I draw from that unsatisfactory example exactly the opposite conclusion from the one the noble Lord, Lord Forsyth, draws. I go with the noble Lord, Lord Steel of Aikwood. It seems that we need more but I apologise to the noble Lord, Lord Forsyth, as he was saying much the same today. The trouble with this Bill is that it is a Sir Clive Bossom Bill. Sir Clive Bossom calls on the leader of his party, then the leader of the Opposition, when he joins the House of Commons. The only sentence he gets out of Mr Churchill is, "Bossom, eh? Neither one thing nor the other". That is what is wrong with this Bill. It is not actually devolving real accountable taxing authority to the Scots. It is still the block grant system with a little add-on which is presentational rather than substantive. I would much rather see a genuine devolution of taxing power. I would start with indirect taxes. Then you will not have any of the problems of defining who the taxpayer is, residence and so on. I would start at that end. I would concede from this Parliament to the Parliament in Edinburgh much greater power in order to deal with the real deficit, which is the accountability deficit. I accept that as a consequence of that, one would have to have a rather strict control on the macroeconomic effect of a degree of fiscal autonomy, so that we did not see a repetition of what we see in continental Europe right now.

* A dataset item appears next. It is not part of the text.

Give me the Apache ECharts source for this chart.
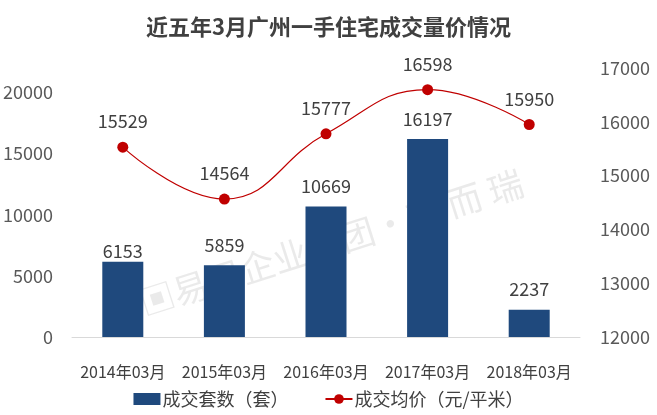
<!DOCTYPE html>
<html><head><meta charset="utf-8">
<script src="https://cdn.jsdelivr.net/npm/echarts@6/dist/echarts.min.js"></script>
<style>html,body{margin:0;padding:0;background:#fff}#c{width:657px;height:415px}</style>
</head><body><div id="c"></div>
<script>
const categories = ['2014年03月','2015年03月','2016年03月','2017年03月','2018年03月'];
const volume = [6153, 5859, 10669, 16197, 2237];
const price = [15529, 14564, 15777, 16598, 15950];
const leftTicks = [0, 5000, 10000, 15000, 20000];
const rightTicks = [12000, 13000, 14000, 15000, 16000, 17000];

const FONT = '"Noto Sans CJK SC", "Noto Sans", sans-serif';
const chart = echarts.init(document.getElementById('c'), null, {renderer:'canvas'});
chart.setOption({
  animation: false,
  textStyle: {fontFamily: FONT},
  title: {
    text: '近五年3月广州一手住宅成交量价情况',
    left: 'center', top: 11,
    textStyle: {fontSize: 22, fontWeight: 'bold', color: '#404040', fontFamily: FONT}
  },
  graphic: [{
    type: 'text', left: 135, top: 165, rotation: 0.31, z: 0,
    style: {text: '▣易居企业集团·克 而 瑞', fontSize: 35, fill: 'rgba(190,190,190,0.33)', fontFamily: FONT}
  }],
  legend: {
    bottom: 2, left: 'center', itemGap: 36, itemWidth: 27, itemHeight: 12,
    textStyle: {fontSize: 18, color: '#404040', fontFamily: FONT, padding: [0,0,0,-3]},
    data: [
      {name: '成交套数（套）', icon: 'rect'},
      {name: '成交均价（元/平米）'}
    ]
  },
  grid: {left: 72, right: 77, top: 68, bottom: 78},
  xAxis: {
    type: 'category', data: categories,
    axisLine: {lineStyle: {color: '#d9d9d9'}},
    axisTick: {show: false},
    axisLabel: {fontSize: 16, color: '#404040', margin: 27, interval: 0, fontFamily: FONT}
  },
  yAxis: [{
    type: 'value', min: 0, max: 22000, interval: 5000,
    splitLine: {show: false}, axisLine: {show: false}, axisTick: {show: false},
    axisLabel: {fontSize: 18, color: '#595959', margin: 19, showMaxLabel: false, fontFamily: FONT,
      formatter: v => leftTicks.includes(v) ? String(v) : ''}
  }, {
    type: 'value', min: 12000, max: 17000, interval: 1000,
    splitLine: {show: false}, axisLine: {show: false}, axisTick: {show: false},
    axisLabel: {fontSize: 18, color: '#595959', margin: 20, fontFamily: FONT,
      formatter: v => rightTicks.includes(v) ? String(v) : ''}
  }],
  series: [{
    name: '成交套数（套）', type: 'bar', barWidth: 41, yAxisIndex: 0,
    data: volume.map((v, i) => i === 0 ? {value: v, label: {distance: 2}} : v),
    itemStyle: {color: '#1f497d'},
    label: {show: true, position: 'top', distance: 11, fontSize: 18, color: '#404040', fontFamily: FONT}
  }, {
    name: '成交均价（元/平米）', type: 'line', data: price, yAxisIndex: 1, smooth: 0.45,
    symbol: 'circle', symbolSize: 11,
    lineStyle: {color: '#c00000', width: 1.2},
    itemStyle: {color: '#c00000'},
    label: {show: true, position: 'top', distance: 11, fontSize: 18, color: '#404040', fontFamily: FONT},
    z: 5
  }]
});
</script></body></html>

I accept that that follows.

However, it would be better to get into that area than to pretend to do devolution of taxation and end up with this rather miserable little measure. I understand its logic; I used to work in the Treasury. It is the logic of the Treasury office of accounts. It is the logic of the public expenditure side of the Treasury. It is a book-keeping logic. However, if you think of its economic effect-if you think of it in economic terms-it is absurd.